Study Literary Translation at the Bennington Writing Seminars
Beginning in January 2027, the Bennington Writing Seminars will offer a dual-genre concentration in Literary Translation directed by National Book Award-winning translator Bruna Dantas Lobato '15.
The Bennington Writing Seminars, the writing MFA program at Bennington College, is proud to announce the launch of a new dual-genre concentration in Literary Translation. Applicants and current students studying Fiction, Nonfiction, or Poetry will be able to add Literary Translation as a secondary concentration, lengthening the program from four to five terms.
“Bennington College has a great history as a center for the translation of literature,” said Bennington Writing Seminars Executive Director Mark Wunderlich, “and we are happy to now offer instruction in literary translation in our graduate writing program.

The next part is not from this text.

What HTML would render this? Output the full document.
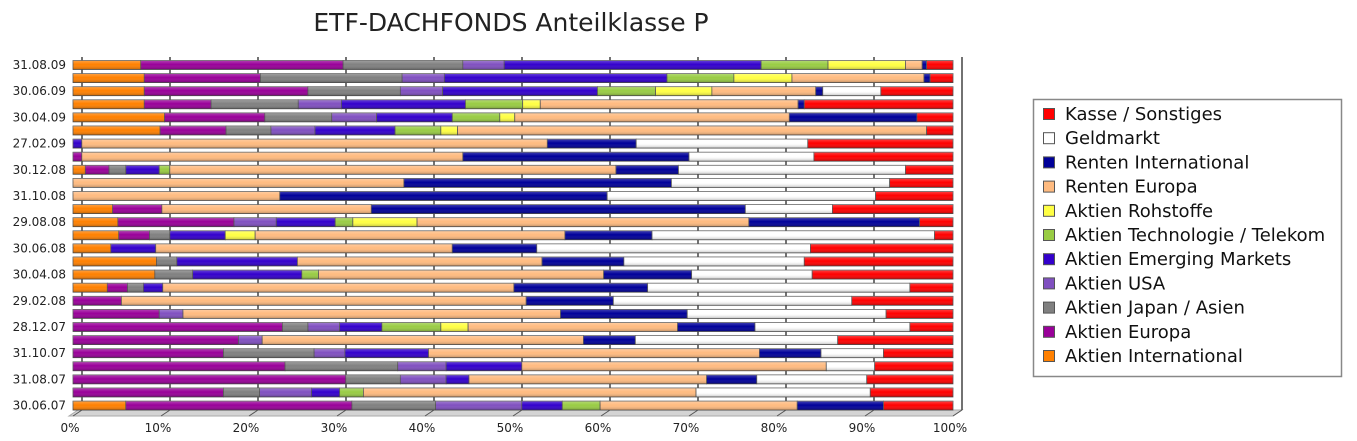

Students will now be able to spend two terms studying with some of the finest translators in the field and leave with a fully translated work.”
Bennington College alum and Bennington Writing Seminars faculty member and National Book Award-winning translator Bruna Dantas Lobato '15 designed the program to enable students to engage with a global literary community: “We translate literature to engage with the world and its many languages, to be in conversation with and open to modes of thinking and being besides our own,” she said. “Literary translation is the rewriting of a literary text in a new language and all the transformations that act entails, as the text travels to a new cultural, linguistic, and aesthetic context. Translation broadens and deepens our understanding of humanity and language, shows us there are more possibilities beyond our reach, and pushes us to challenge our own perspective. It is thanks to translation and translators that readers aren’t cut off from the rest of the world, living in intellectual isolation.”
The Bennington Writing Seminars is proud and excited to be able to offer this expansive new avenue of study to applicants and existing students.
Rigorous Study of the Art of Translation
- Attend jam-packed 10-day residencies at Bennington in January and June.
- Work 1:1 with acclaimed translators at residency and through monthly correspondence.
- Translate Fiction, Nonfiction, Poetry, or a mix.
- Intermediate fluency in a language other than English required.
Dual-Genre Concentration
- Study Literary Translation as a secondary genre in addition to your main genre, Fiction, Nonfiction, or Poetry.
- Work on your own translation while studying the art and craft of translation through 1:1 mentorship.
- Adding Literary Translation extends the program from four to five semesters, three in your main genre and two in Literary Translation.
- Dual-genre applicants may apply to study Fiction, Nonfiction, or Poetry as their main genre, and Literary Translation, Fiction, Nonfiction, or Poetry as their secondary genre.
- For more information about the Dual-Genre option, see this page.
Applications Open: March 5, 2026
Program Launches and Coursework Begins: January 2027
Applicants must submit a translation work sample and essay per the complete guidelines (open the tab labeled “Dual Genre Option in Literary Translation Guidelines”).
Lobato is a writer and translator. Her fiction has appeared in The New Yorker, Guernica, A Public Space, The Dial, and The Common. She was awarded the 2023 National Book Award in Translated Literature for The Words that Remain by Stênio Gardel. Originally from Natal, Brazil, she lives in Iowa and teaches at Grinnell College. Her debut novel, Blue Light Hours, is out now from Grove Atlantic.